Among its original founders were Harold M. Shapiro and Arthur Obermayer. Shapiro was inspired by a visit to Israel in which he met with Meretz party leadership, prompting him to form an organization that would promote that party's values and principles in the United States. Obermayer's involvement followed a trip to Israel and Egypt, from which he returned optimistic about the chances for Israeli-Arab peace.

=== Earlier History: Americans for Progressive Israel ===

Americans for Progressive Israel, one of the organizations that merged into Partners for Progressive Israel, had roots in the Hashomer Hatzair youth movement, which was founded in 1913 in Galicia, Austria-Hungary. In 1946-1947, adult former members of Hashomer Hatzair in the United States, who due to World War II were unable to move to the Yishuv (pre-statehood Israel), came together and created the Progressive Zionist League (PZL).

In the years immediately following Israel's independence, PZL members sought a means for involving people not from the Hashomer Hatzair movement to share in the political activities; in 1950, PZL formed a related group, Americans for Progressive Israel (API). API was active in promoting peaceful relations between Israeli Jews and Palestinian Arabs. In 1952, PZL began publication of a magazine, Israel Horizons. Taken over by API a few years after it was formed, Israel Horizons continued print publication until 2011. When the PZL folded in the 1950s, API assumed the mantle of the adult "arm" of the movement represented by Hashomer Hatzair, as well as PZL's representation in the American Zionist movement and its diverse organizations.

In 1954-55, PZL and PIP merged to form Americans for Progressive Israel–Hashomer Hatzair (API-HH).

Immediately following the Israeli victory in the Six-Day War, API-HH was the first Zionist group in the United States to call for direct negotiations between the government of the State of Israel and the Arab states. Many of API-HH's leaders joined with several other left-Zionists in the U.S. to create a number of peace-seeking American Zionist organizations, including such groups as Breira and Americans for Peace Now.

API-HH also founded a youth organization, Young Americans for Progressive Israel (YAPI).

In 1979, API-HH gave its support to another group of post-college young adults, the “Mordechai Anielewicz Circle of API,” named after the leader of the Warsaw Ghetto Uprising in 1943.

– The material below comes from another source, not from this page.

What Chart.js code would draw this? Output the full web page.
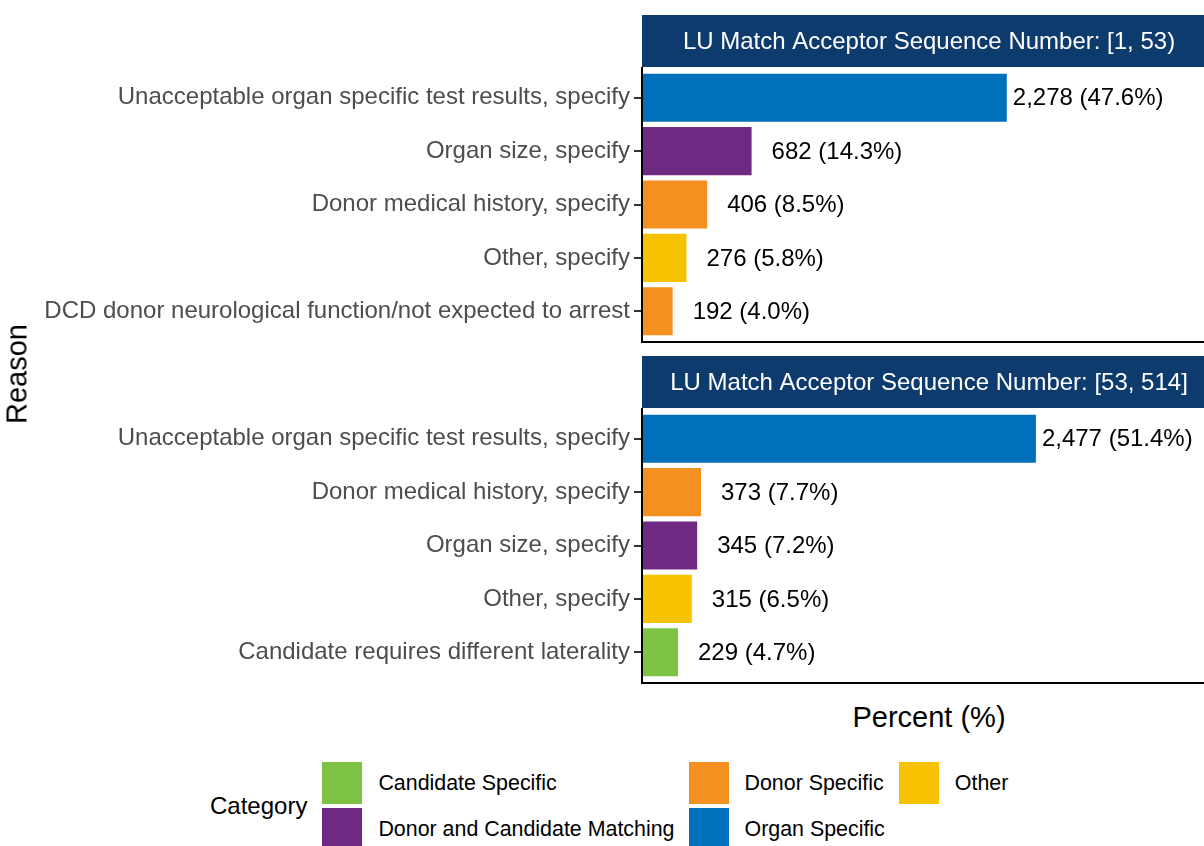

In Israel, many of those adults who had been members of Hashomer Hatzair in the U.S. who had made aliya (moved to Israel) became active in Mapam (the United Workers Party), the political party that was formed to represent the views of the Kibbutz Artzi Federation of Hashomer Hatzair, together with their urban socialists counterparts. In 1992, Mapam, which had been among the first political parties in Israel to discuss openly the need to negotiate with the Palestinians, coalesced with two other parties—Ratz and Shinui—under a single ideological banner of peace - the Meretz party, which would include peace-driven politicians such as Shulamit Aloni, Amnon Rubenstein, and, later, Yossi Beilin. In the mid-1990s, Meretz was Yitzhak Rabin's most supportive coalition partner in the pursuit of a negotiated agreement with the Palestinians.

In the United States in 1997, API merged with two overlapping organizations, American Friends of Ratz — formed to provide financial support for the Ratz party in Israel — and the Education Fund for Israeli Civil Rights and Peace — formed as a non-profit to promote Ratz's values in the United States. The merger of these three groups gave birth to Meretz USA.